DATA EXCERPT
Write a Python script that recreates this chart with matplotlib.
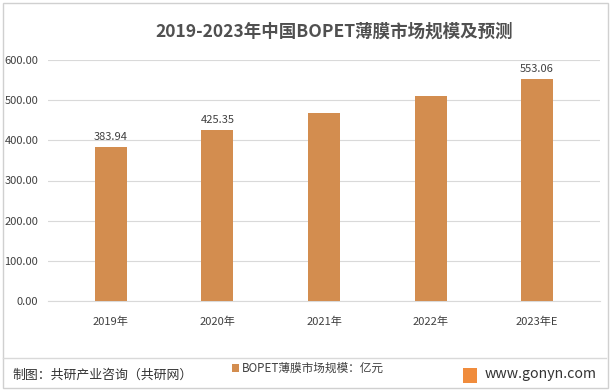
import matplotlib
matplotlib.use("Agg")
import matplotlib.pyplot as plt
from matplotlib.patches import Rectangle

plt.rcParams['font.family'] = ['Noto Sans CJK SC', 'DejaVu Sans']

categories = ["2019年", "2020年", "2021年", "2022年", "2023年E"]
values = [383.94, 425.35, 467.5, 510.0, 553.06]
labels = ["383.94", "425.35", "", "", "553.06"]
yticks = [0, 100, 200, 300, 400, 500, 600]

W, H = 611, 392
fig = plt.figure(figsize=(W/100, H/100), dpi=100)
ax = fig.add_axes([48/W, 1-301/H, (600-48)/W, (301-60)/H])

bar_color = "#D38D4F"
txt = "#404040"
x = range(len(categories))
bars = ax.bar(x, values, width=0.3, color=bar_color, zorder=3)
for b, lab in zip(bars, labels):
    if lab:
        ax.text(b.get_x()+b.get_width()/2, b.get_height()+12, lab,
                ha='center', va='bottom', fontsize=8, color=txt, fontweight='medium')

ax.set_xlim(-0.59, 4.59)
ax.set_ylim(0, 600)
ax.set_yticks(yticks)
ax.set_yticklabels([f"{v:.2f}" for v in yticks], fontsize=8, color=txt, fontweight='medium')
ax.set_xticks(list(x))
ax.set_xticklabels(categories, fontsize=8, color=txt, fontweight='medium')
ax.tick_params(axis='y', length=0, pad=7)
ax.tick_params(axis='x', length=0, pad=11)
ax.grid(axis='y', color='#D9D9D9', linewidth=0.8, zorder=0)
for s in ax.spines.values():
    s.set_visible(False)
ax.spines['bottom'].set_visible(True)
ax.spines['bottom'].set_color('#D9D9D9')

fig.text(334.5/W, 1-32/H, "2019-2023年中国BOPET薄膜市场规模及预测", ha='center', va='center',
         fontsize=12.6, fontweight='bold', color='#505050')

# outer border
fig.add_artist(Rectangle((3/W, 4/H), (W-6)/W, (H-7)/H, transform=fig.transFigure,
                         fill=False, edgecolor='#D0D0D0', linewidth=1))
# separator line
fig.add_artist(plt.Line2D([3/W, 606/W], [1-358/H, 1-358/H], transform=fig.transFigure,
                          color='#D9D9D9', linewidth=1))

fig.text(12/W, 1-375/H, "制图：共研产业咨询（共研网）", ha='left', va='center', fontsize=9.3,
         color='#333333', fontweight='medium')
fig.add_artist(Rectangle((232/W, 1-372/H), 7/W, 8/H, transform=fig.transFigure,
                         facecolor=bar_color, edgecolor='none'))
fig.text(242/W, 1-368/H, "BOPET薄膜市场规模：亿元", ha='left', va='center', fontsize=8.4,
         color=txt, fontweight='medium')
fig.add_artist(Rectangle((463/W, 1-383/H), 14/W, 15/H, transform=fig.transFigure,
                         facecolor='#F08C3C', edgecolor='none'))
fig.text(485/W, 1-374/H, "www.gonyn.com", ha='left', va='center', fontsize=10.2, color='#333333')

fig.savefig("out.png", dpi=100)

YOUR GOAL
Identify every line above with the string "matplotlib" in it. Copy those lines.

EXERCISE SOLUTION
Write a Python script that recreates this chart with matplotlib.
import matplotlib
matplotlib.use("Agg")
import matplotlib.pyplot as plt
from matplotlib.patches import Rectangle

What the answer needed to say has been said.